» Data shown
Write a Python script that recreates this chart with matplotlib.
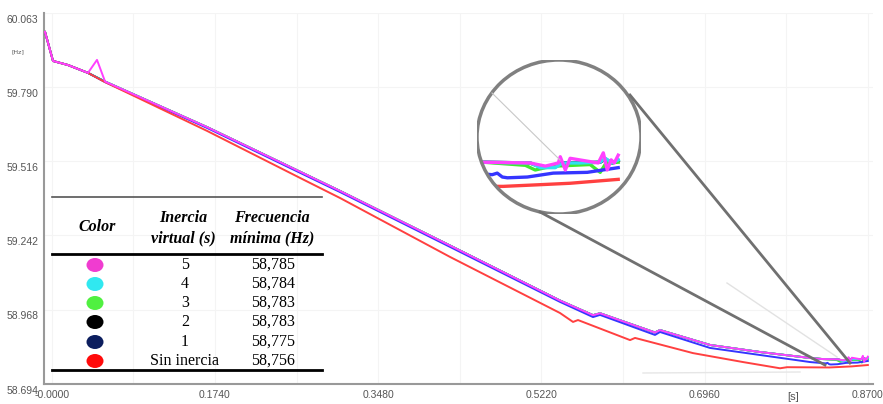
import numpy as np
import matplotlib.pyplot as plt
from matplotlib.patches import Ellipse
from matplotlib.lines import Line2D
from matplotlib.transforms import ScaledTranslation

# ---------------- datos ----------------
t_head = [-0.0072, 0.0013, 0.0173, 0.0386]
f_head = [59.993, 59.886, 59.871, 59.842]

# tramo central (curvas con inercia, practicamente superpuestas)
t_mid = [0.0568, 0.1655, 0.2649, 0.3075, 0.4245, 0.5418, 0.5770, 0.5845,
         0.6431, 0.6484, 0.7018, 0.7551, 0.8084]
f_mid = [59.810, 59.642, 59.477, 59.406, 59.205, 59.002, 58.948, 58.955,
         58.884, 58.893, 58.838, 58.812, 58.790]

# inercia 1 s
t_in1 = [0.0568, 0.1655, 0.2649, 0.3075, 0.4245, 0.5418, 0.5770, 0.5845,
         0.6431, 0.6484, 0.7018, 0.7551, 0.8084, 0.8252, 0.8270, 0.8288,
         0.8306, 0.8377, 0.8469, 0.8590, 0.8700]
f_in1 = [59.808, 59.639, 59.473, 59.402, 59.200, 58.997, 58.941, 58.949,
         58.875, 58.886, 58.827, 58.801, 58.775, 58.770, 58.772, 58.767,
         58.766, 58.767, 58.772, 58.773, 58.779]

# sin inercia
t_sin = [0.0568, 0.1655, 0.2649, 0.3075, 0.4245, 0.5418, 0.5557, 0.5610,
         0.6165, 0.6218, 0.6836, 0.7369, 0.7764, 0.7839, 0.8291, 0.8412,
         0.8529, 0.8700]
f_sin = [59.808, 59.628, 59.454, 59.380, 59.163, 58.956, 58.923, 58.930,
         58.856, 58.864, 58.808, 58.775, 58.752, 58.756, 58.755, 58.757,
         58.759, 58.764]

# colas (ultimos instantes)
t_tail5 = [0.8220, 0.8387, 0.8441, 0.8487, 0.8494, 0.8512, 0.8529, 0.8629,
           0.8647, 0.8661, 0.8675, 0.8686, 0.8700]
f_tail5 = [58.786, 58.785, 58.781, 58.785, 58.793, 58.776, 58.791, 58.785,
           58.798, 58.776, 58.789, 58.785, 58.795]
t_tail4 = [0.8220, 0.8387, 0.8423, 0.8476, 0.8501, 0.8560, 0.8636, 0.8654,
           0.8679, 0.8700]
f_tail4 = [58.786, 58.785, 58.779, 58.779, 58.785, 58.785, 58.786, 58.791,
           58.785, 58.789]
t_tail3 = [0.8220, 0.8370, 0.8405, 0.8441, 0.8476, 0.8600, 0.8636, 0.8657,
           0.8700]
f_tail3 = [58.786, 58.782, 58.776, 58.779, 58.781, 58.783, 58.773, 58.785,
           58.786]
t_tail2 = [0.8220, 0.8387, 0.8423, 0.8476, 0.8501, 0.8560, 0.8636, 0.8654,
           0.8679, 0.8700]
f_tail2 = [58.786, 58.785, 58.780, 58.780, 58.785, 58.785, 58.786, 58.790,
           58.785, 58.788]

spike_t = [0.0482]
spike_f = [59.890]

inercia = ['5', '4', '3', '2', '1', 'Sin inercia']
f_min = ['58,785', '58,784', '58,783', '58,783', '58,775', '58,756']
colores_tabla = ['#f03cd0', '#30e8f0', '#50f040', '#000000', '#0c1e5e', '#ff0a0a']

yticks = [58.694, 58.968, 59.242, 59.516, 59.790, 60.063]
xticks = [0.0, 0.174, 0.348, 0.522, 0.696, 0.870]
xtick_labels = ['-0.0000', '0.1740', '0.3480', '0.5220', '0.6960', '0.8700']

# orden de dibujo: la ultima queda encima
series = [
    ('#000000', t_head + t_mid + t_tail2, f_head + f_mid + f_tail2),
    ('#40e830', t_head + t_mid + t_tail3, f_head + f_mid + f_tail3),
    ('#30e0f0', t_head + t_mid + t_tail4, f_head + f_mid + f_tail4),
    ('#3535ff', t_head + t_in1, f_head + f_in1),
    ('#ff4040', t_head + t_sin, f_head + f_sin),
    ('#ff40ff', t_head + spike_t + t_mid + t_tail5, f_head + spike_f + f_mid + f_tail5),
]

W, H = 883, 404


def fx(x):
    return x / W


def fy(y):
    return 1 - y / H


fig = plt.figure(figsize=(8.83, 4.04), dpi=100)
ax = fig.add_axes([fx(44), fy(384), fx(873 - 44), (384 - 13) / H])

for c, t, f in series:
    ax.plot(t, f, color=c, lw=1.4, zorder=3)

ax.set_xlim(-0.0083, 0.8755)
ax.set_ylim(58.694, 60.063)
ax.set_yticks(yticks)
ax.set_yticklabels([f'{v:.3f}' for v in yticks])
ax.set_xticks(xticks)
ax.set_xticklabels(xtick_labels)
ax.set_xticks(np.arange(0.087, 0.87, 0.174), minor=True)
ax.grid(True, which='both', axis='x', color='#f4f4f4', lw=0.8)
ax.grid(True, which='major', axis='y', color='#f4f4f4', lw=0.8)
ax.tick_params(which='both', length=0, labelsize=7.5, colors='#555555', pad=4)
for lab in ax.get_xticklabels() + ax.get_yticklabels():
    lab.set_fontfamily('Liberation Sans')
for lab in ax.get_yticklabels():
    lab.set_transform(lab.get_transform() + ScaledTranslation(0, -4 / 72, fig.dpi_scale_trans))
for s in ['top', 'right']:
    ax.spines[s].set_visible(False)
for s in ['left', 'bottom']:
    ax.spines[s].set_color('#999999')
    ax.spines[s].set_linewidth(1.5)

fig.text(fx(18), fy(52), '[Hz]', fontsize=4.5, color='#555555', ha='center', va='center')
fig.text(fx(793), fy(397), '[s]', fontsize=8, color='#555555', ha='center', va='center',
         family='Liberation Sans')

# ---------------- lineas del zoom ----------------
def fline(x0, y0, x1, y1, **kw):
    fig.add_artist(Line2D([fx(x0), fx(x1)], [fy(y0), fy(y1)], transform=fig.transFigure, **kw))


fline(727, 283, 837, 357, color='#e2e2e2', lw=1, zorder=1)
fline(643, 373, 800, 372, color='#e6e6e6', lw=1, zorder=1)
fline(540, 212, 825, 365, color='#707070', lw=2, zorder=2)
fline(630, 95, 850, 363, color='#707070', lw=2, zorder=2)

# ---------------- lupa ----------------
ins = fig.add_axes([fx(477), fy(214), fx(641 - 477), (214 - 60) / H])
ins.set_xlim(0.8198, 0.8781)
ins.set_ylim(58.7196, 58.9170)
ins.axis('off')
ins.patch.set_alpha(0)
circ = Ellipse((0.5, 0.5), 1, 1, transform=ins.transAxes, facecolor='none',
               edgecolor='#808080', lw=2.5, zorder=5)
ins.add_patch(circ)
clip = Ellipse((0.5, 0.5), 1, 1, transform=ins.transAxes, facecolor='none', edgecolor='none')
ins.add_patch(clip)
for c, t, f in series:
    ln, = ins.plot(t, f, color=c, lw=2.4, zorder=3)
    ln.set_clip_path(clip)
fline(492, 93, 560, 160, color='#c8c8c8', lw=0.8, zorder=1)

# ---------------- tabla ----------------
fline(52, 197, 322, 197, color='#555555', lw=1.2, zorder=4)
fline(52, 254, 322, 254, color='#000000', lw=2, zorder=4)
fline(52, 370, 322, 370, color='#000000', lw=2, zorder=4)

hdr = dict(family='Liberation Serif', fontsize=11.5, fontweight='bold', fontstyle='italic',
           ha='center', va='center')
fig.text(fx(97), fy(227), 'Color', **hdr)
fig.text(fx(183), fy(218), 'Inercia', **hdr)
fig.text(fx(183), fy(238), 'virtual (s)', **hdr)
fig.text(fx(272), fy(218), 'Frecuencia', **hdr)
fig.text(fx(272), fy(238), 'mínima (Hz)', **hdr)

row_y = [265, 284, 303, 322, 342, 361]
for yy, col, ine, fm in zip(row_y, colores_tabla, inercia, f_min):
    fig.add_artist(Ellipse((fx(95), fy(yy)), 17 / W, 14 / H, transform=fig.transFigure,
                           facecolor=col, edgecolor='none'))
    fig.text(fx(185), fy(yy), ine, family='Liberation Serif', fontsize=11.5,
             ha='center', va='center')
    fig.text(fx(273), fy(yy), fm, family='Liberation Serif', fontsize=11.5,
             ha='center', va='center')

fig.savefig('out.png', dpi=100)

» Your objective
Go through the listing above and report how many of its lines contain the word "matplotlib", with only the number as output.

» Response
5